There is also a lack of clarity regarding the implications of the theoretical results. Take Theorem 4, for example. In Section 4 it is shown that an episodic learning process is always ergodic. This means that they automatically inherit the property in Propositions 3, namely, that the average return per episode approaches the expected policy return in the limit. But then, in Theorem 4, it is shown that in episodic learning processes the mean return divided by the mean episode length equals the expected policy return. This seems like an interesting result, but the text never explicitly discusses its implications or why it is important. A similar observation applies to Theorem 5, though to a lesser extent. In both cases the text focuses on pinpointing differences with previous results or algorithms, leaving to the reader the burden of figuring out the consequences of such differences.
I believe the observation above is the reflex of the style of the narrative more broadly. I have the impression that most of the information is there, but sometimes conclusions are hidden behind technical observations whose implications are assumed to be obvious to the reader. In my opinion this paper would greatly benefit from some rewriting to make sure conclusions are clearly spelled out.

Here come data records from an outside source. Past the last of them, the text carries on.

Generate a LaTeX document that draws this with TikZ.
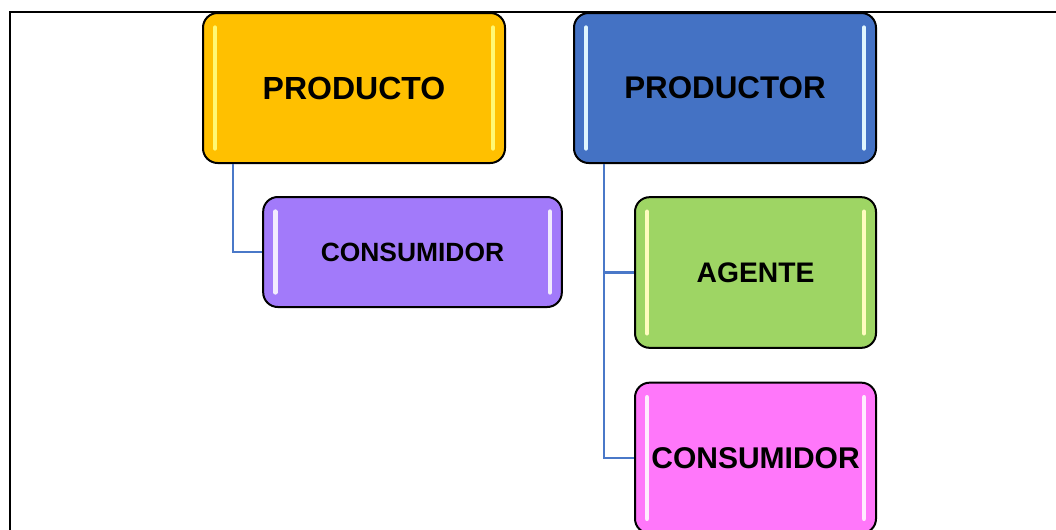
\documentclass[tikz,border=0pt]{standalone}
\usepackage{fontspec}
\setmainfont{Liberation Sans}
\definecolor{cProducto}{HTML}{FFC000}
\definecolor{cProductor}{HTML}{4472C4}
\definecolor{cLila}{HTML}{A27AFA}
\definecolor{cVerde}{HTML}{9ED564}
\definecolor{cRosa}{HTML}{FF77FA}
\definecolor{cLink}{HTML}{4A78C8}
\tikzset{
  box/.style 2 args={
    draw=black, line width=1.5pt, rounded corners=11pt, fill=#1,
    font=\bfseries, align=center, inner sep=0pt,
    path picture={
      \draw[#2, line width=3.5pt, line cap=round]
        ([xshift=9pt,yshift=-11pt]path picture bounding box.north west)
        -- ([xshift=9pt,yshift=11pt]path picture bounding box.south west);
      \draw[#2, line width=3.5pt, line cap=round]
        ([xshift=-9pt,yshift=-11pt]path picture bounding box.north east)
        -- ([xshift=-9pt,yshift=11pt]path picture bounding box.south east);
    }
  },
  link/.style={draw=cLink, line width=1.8pt}
}

\begin{document}
\begin{tikzpicture}[x=0.75pt, y=-0.75pt]
  \clip (0,0) rectangle (1056,529);
  \useasboundingbox (0,0) rectangle (1056,529);
  \draw[line width=1.6pt] (10,540) -- (10,12) -- (1070,12);

  \node [box={cProducto}{yellow!55!white}, minimum width=226.5pt, minimum height=112.5pt,
    font=\bfseries\fontsize{24}{28}\selectfont] (producto) at (354,88) {PRODUCTO};
  \node [box={cProductor}{cyan!12!white}, minimum width=226.5pt, minimum height=112.5pt,
    font=\bfseries\fontsize{23.5}{28}\selectfont] (productor) at (725,88) {PRODUCTOR};

  \node [box={cLila}{white!85!cLila}, minimum width=224pt, minimum height=82.5pt,
    font=\bfseries\fontsize{19.8}{24}\selectfont] (consumidor1) at (412.5,252) {CONSUMIDOR};
  \node [box={cVerde}{yellow!25!white}, minimum width=180.75pt, minimum height=113pt,
    font=\bfseries\fontsize{21.2}{24}\selectfont] (agente) at (755.5,272.5) {AGENTE};
  \node [box={cRosa}{white!85!cRosa}, minimum width=180.75pt, minimum height=113pt,
    font=\bfseries\fontsize{22.5}{24}\selectfont] (consumidor2) at (755.5,458) {CONSUMIDOR};

  % ramas
  \draw[link] ([xshift=23.25pt]producto.south west) |- (consumidor1.west);
  \draw[link] ([xshift=23.25pt]productor.south west) |- (agente.west);
  \draw[link] ([xshift=23.25pt]productor.south west) |- (consumidor2.west);
\end{tikzpicture}
\end{document}
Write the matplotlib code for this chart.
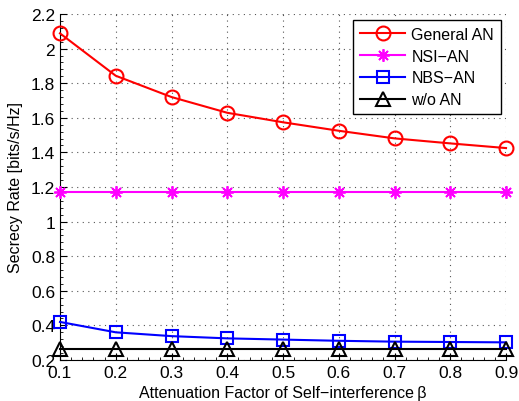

__ Relation to Prior Work__: Yes. The most relevant reference seems to be White’s “Unifying task specification in reinforcement learning”, which is discussed in the paragraph starting on line 352.

__ Reproducibility__: Yes

__ Additional Feedback__: POST-REBUTTAL COMMENTS:
------------------
Thank you for the clarifying rebuttal! After reading it and the other reviews, as well as revisiting the paper and looking at the supplement more carefully, I decided to increase my score to 6.
The idea of "connecting" the terminal states of an episodic MDP with the initial distribution is not new (see, for example, White, 2017). But, as the authors point out, the paper does take this idea one step further, analyzing the properties of the induced MDP. In doing so they arrive at some interesting insights, which provide theoretical support for some algorithms used in practice (Section E of the supplementary material) and also suggest some new tricks (Section F). I suspect the former will have more of an impact as a contribution than the latter.
As I said in my review, my main concern regarding this paper is its presentation. As is, it comes across as a compressed version of a longer manuscript, and as a reader I could see that some material had to be cut. Looking at the supplement and the rebuttal, I think the authors have enough material to put together a good paper, but that will, in my opinion, require restructuring things a bit. For example, the authors spend quite some time explaining the basics of Markov chains and MDPs in Section 2, including different formulations of the latter, at the expense of explaining some of their own insights in more detail --which are deferred to the appendix. I urge the authors to take this comment seriously and to put some effort in making the next version of the paper more clear, otherwise an interesting contribution might end up obfuscated by the presentation.